Knights Coat Drive Warms Up Fair Haven

Allan Appel photo

Krissel and Ryan Mendez with Jamie Zhuzhingo at Friday's coat drive.

Eight-year-old Ryan Mendez is now no longer afraid of the wind and the rain — thanks to a crisp new blue-and-white jacket he scored at a Fair Haven coat drive led by a locally based, internationally operating Catholic fraternal order.

Mendez shed those cold-weather fears and put on that winter-weather coat on the day after in the community room of Our Lady of Guadalupe Church (formerly St. Francis) at 397 Ferry St. to the Knights of ColumbusCoats for Kids” program.

Now in its 12th year, the Knights program raises money through year-long fundraising activities of their groups of volunteers, called councils, based in churches all across America and Canada. 

Each year volunteers from the national Catholic fraternal organization buy very early and in bulk, and usually from China, which permits a major discount so that this year Ryan’s spiffy new wind-and-water-resistant jacket is one of 180,000 being distributed nationally, including about 6,000 in Connecticut.

A good winter jacket or coat, such as were free for the taking to anyone who entered the Ferry Street church on Friday, normally costs close to $100. But with the discounted price based on the bulk and early order, said K of C’s Jason Porello, the chief national organizer of the coat drive, it is often closer to $20.

That means that the Knights purchased the 180,000 coats at 75 percent off, or $3.6 million, still a substantial sum, which had to be raised.

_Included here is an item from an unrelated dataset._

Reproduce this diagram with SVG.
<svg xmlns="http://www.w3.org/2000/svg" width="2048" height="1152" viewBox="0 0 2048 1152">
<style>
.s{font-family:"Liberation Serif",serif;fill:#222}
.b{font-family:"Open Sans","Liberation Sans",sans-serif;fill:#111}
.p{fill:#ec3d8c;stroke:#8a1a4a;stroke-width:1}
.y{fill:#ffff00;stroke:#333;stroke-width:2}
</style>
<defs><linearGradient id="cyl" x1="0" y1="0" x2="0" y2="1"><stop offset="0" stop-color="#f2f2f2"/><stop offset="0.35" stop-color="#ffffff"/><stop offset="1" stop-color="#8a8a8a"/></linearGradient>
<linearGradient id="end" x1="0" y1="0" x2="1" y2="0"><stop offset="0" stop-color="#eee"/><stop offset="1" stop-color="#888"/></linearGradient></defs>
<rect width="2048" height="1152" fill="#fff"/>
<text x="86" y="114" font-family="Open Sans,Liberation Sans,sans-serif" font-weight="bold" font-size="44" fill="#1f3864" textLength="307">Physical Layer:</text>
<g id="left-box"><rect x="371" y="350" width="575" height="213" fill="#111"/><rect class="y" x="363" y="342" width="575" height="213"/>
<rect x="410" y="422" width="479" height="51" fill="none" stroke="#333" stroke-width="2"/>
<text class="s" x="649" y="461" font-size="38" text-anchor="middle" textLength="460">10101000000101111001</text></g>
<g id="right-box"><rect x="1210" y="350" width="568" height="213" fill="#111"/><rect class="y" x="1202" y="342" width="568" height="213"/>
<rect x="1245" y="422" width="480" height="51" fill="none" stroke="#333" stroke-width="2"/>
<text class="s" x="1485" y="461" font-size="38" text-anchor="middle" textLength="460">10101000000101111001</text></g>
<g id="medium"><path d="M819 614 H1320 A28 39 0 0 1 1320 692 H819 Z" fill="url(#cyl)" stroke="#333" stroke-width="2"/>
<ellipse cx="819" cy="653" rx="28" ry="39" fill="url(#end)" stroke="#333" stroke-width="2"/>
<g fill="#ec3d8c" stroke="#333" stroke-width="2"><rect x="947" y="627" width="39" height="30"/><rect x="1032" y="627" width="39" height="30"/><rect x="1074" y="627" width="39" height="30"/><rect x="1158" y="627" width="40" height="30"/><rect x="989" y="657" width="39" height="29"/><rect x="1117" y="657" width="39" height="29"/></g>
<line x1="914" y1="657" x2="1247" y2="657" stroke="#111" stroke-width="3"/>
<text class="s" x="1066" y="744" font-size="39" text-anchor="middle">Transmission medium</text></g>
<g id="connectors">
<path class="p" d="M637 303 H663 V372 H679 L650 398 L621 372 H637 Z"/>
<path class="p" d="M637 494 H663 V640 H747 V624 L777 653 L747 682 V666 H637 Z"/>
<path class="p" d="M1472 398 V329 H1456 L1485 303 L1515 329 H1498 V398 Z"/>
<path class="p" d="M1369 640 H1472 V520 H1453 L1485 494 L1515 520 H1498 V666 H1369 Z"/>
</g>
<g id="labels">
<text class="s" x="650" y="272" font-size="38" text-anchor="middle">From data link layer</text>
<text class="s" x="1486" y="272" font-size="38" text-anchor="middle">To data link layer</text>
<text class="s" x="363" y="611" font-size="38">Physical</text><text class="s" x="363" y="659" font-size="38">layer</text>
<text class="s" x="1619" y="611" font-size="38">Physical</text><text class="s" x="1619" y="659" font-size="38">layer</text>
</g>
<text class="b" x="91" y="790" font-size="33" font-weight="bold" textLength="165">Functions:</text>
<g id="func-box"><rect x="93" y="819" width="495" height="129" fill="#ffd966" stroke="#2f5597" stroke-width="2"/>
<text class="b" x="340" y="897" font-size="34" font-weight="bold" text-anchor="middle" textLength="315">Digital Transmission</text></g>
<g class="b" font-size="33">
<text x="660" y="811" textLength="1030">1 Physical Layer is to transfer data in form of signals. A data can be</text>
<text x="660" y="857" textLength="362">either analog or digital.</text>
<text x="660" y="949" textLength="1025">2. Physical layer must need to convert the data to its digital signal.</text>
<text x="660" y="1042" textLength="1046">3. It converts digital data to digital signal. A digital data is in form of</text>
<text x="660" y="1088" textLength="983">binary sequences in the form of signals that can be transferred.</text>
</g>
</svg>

The local church council volunteers who helped accomplish this included, in addition to Our Lady of Guadalupe (the merged congregations of St. Francis and St. Rose of Lima), those at St. Bernadette, St. Michael, and St. Mary’s in New Haven; St. Rita’s in Hamden; and Holy Infant in Orange.

On the dubiously named Black Friday, when shopping mavens allegedly go out to score their best bargains in the run up to Christmas and thus help retailers transition from red to black, no better bargains could be found than the 240 free winter coats for small kids, youths, and teens (as the tables were colorfully organized) at the church.

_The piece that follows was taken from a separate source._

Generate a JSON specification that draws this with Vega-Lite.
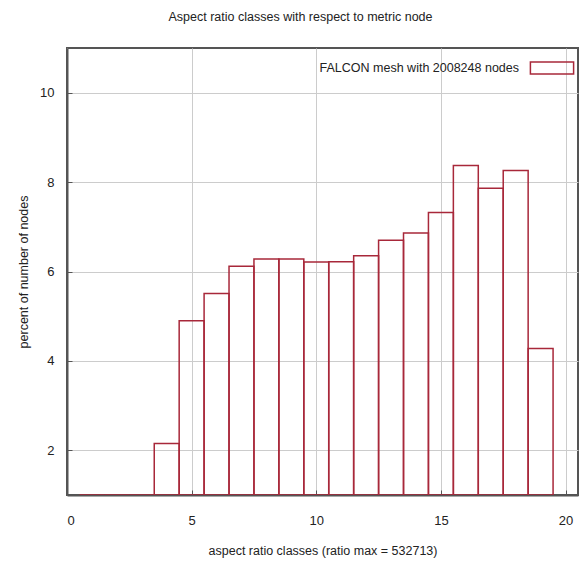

St. Francis was one of eight sites statewide, from Hartford to Stamford, participating in the program this year. Even before the event opened at its scheduled 10 A.M. seven families, each with parents and two to four kids were lined up at the room’s entranceway off the parking lot, said K of C volunteer Krystal Green.

St. Francis’s council leader Jamie Zhuzhingo said in just the first hour 40 coats were distributed, many for young girls. Families have learned about the event over the last months, he reported, from their priests announcing the news at mass and also from the churches’ Facebook sites.

Six-year-old Lucas Mendez said he picked his black-and-white (and also weather-resistant) jacket from the wide variety available because it was cool.”

His older cousins, eight-year-old Ryan and nine-year-old Krissel, are both students at the Amistad Academy. Krissel said of her all-blue choice, This is the only one that fitted me, but I really like blue.”

The additional plus is that it will match, to an extent Krissel considered still fashionable, the blue shirt and navy pants that are the uniform of her school.